19:14

Заглядывайте к нам на чашечку чая. Вам понравится. Ну, наверное... ^_^
Английское слово "arrow" случайно никак не могло произойти от имени бога любви Эрота?

@темы: Страноведение

Комментарии
17.01.2013 в 19:19

"Рынок отнимает то немногое, что дал народу социализм, - работу, еду, жилье, стабильность."
arrow (n.)
early 14c., from Old English arwan, earlier earh "arrow," possibly borrowed from Old Norse ör (genitive örvar), from P.Gmc. *arkhwo (cf. Gothic arhwanza), from PIE root *arku- "bow and/or arrow," source of Latin arcus (see arc (n.)). The ground sense would be "the thing belonging to the bow," perhaps a superstitious avoidance of the actual name.

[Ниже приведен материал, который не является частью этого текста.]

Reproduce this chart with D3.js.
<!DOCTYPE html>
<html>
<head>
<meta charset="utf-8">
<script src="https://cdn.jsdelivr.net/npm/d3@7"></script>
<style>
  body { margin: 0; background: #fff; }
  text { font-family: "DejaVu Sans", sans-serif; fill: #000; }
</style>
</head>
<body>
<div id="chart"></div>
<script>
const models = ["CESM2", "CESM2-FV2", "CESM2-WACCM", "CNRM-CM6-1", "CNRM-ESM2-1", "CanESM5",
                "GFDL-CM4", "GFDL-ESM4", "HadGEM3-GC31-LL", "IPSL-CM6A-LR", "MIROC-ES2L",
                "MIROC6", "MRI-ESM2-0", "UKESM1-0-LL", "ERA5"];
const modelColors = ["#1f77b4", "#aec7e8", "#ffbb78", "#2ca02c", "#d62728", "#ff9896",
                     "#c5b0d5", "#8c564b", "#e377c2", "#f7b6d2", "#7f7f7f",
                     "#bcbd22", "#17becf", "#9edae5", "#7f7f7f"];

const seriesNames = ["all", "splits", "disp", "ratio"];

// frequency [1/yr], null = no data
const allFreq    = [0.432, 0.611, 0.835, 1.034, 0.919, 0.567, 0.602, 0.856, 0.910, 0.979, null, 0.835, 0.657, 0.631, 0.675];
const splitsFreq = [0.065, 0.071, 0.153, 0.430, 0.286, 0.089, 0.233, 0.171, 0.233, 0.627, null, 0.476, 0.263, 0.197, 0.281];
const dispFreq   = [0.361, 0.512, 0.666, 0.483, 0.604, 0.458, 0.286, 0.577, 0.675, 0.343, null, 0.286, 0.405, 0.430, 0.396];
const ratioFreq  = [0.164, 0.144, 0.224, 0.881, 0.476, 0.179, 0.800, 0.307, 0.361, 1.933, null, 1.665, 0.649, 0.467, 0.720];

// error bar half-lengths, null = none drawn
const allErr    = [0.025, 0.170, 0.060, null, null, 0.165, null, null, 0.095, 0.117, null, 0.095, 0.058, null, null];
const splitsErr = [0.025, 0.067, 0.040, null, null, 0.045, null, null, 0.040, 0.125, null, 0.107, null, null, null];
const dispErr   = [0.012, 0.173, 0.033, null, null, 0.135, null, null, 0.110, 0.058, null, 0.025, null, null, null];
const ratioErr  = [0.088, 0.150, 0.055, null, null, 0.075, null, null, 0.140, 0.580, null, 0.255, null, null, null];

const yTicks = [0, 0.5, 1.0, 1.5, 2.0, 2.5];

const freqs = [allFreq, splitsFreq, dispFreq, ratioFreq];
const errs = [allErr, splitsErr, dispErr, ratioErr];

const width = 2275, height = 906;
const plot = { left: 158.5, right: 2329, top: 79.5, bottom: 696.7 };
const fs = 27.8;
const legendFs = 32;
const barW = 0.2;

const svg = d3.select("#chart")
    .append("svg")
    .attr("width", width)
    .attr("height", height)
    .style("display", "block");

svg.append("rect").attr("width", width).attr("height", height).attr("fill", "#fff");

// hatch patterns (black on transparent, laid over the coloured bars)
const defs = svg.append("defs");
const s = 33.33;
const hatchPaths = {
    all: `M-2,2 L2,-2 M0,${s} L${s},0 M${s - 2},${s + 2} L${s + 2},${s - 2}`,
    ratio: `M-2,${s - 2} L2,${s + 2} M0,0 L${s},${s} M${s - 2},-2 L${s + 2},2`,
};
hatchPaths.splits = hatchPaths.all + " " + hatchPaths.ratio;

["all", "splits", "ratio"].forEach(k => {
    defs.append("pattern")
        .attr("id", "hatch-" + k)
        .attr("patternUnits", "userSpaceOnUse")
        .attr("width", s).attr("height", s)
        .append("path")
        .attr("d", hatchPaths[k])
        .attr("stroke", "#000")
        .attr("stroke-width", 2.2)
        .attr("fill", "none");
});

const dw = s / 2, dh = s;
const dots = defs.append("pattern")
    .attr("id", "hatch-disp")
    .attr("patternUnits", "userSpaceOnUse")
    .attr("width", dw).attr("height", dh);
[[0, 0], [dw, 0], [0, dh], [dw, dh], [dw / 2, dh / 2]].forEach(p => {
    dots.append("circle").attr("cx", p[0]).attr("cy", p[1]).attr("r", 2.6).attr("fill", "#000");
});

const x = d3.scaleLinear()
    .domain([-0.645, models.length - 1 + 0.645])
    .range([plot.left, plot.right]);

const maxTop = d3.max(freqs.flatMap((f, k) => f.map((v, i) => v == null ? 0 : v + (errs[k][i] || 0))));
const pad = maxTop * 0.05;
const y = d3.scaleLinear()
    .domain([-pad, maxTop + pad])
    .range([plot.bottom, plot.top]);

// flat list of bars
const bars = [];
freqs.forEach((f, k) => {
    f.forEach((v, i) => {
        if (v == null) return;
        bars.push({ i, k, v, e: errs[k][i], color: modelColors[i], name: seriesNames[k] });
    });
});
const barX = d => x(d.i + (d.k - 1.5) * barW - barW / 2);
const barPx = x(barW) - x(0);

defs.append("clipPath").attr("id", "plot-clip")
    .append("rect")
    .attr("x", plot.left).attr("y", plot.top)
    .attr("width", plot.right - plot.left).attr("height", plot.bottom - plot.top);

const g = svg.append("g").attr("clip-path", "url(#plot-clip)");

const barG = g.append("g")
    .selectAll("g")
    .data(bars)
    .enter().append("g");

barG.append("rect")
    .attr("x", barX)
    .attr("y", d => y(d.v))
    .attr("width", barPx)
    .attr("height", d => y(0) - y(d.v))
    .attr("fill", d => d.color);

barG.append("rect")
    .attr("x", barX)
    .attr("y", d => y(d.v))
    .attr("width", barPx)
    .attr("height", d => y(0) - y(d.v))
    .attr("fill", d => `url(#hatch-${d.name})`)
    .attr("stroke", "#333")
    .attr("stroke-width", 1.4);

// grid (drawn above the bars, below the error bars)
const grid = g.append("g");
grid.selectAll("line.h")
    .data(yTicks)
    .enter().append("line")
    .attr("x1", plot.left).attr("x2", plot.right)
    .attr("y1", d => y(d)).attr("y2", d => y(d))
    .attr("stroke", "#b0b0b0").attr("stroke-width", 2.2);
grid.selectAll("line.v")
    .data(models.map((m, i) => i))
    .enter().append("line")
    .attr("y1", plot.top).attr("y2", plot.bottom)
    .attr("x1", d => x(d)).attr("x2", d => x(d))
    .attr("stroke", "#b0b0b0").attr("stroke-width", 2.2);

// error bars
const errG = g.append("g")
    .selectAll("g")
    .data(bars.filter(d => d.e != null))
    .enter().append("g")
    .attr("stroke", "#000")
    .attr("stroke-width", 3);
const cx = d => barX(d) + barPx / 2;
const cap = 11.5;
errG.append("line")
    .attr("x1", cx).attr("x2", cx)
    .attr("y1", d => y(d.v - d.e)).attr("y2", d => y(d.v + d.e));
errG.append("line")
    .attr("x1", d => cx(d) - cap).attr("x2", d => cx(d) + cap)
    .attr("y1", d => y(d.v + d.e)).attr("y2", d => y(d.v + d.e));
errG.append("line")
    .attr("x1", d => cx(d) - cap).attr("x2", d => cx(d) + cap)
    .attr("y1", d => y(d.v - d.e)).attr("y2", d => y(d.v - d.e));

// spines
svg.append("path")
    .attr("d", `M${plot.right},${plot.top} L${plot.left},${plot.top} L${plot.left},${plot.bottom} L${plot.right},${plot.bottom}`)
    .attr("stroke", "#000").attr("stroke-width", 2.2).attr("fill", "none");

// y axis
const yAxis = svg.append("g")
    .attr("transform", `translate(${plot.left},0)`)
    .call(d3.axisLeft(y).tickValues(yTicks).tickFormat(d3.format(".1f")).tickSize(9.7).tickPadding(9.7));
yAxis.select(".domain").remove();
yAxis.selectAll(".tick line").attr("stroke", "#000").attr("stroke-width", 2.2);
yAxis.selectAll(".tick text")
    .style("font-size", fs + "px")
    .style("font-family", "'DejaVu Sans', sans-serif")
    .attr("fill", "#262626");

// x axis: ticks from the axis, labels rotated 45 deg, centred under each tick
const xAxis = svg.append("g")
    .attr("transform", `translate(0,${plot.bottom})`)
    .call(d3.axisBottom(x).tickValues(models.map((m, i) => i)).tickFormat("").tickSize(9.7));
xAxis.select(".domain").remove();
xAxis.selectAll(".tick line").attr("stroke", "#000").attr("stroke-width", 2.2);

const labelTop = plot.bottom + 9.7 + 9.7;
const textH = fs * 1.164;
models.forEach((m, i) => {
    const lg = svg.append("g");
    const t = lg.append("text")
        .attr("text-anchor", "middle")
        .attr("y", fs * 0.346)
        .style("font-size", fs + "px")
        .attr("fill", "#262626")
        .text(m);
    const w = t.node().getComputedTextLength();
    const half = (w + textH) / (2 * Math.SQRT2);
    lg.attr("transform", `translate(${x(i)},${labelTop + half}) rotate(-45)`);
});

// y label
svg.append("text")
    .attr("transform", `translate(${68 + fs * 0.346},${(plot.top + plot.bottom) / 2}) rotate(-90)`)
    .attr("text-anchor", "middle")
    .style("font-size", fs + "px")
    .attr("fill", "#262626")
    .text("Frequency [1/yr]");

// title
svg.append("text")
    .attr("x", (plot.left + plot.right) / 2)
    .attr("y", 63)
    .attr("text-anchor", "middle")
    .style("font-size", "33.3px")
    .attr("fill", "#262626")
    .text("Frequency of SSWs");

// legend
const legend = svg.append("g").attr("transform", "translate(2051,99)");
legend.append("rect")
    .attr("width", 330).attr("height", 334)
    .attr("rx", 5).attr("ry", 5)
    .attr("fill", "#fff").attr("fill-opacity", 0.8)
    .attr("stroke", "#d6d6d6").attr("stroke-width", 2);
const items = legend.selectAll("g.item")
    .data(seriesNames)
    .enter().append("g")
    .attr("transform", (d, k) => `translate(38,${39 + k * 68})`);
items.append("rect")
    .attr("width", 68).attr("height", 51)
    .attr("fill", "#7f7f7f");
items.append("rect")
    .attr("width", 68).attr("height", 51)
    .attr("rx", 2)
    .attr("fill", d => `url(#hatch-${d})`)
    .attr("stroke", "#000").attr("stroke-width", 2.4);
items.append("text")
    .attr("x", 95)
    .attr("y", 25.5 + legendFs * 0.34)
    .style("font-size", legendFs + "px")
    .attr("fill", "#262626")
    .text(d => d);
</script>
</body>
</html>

A rare word in Old English, where more common words for "arrow" were stræl (cognate with the word still common in Slavic, once prevalent in Germanic, too; meaning related to "flash, streak") and fla, flan, a North Germanic word, perhaps originally with the sense of "splinter." Stræl disappeared by 1200; fla lingered in Scottish until after 1500. Meaning "a mark like an arrow in cartography, etc." is from 1834.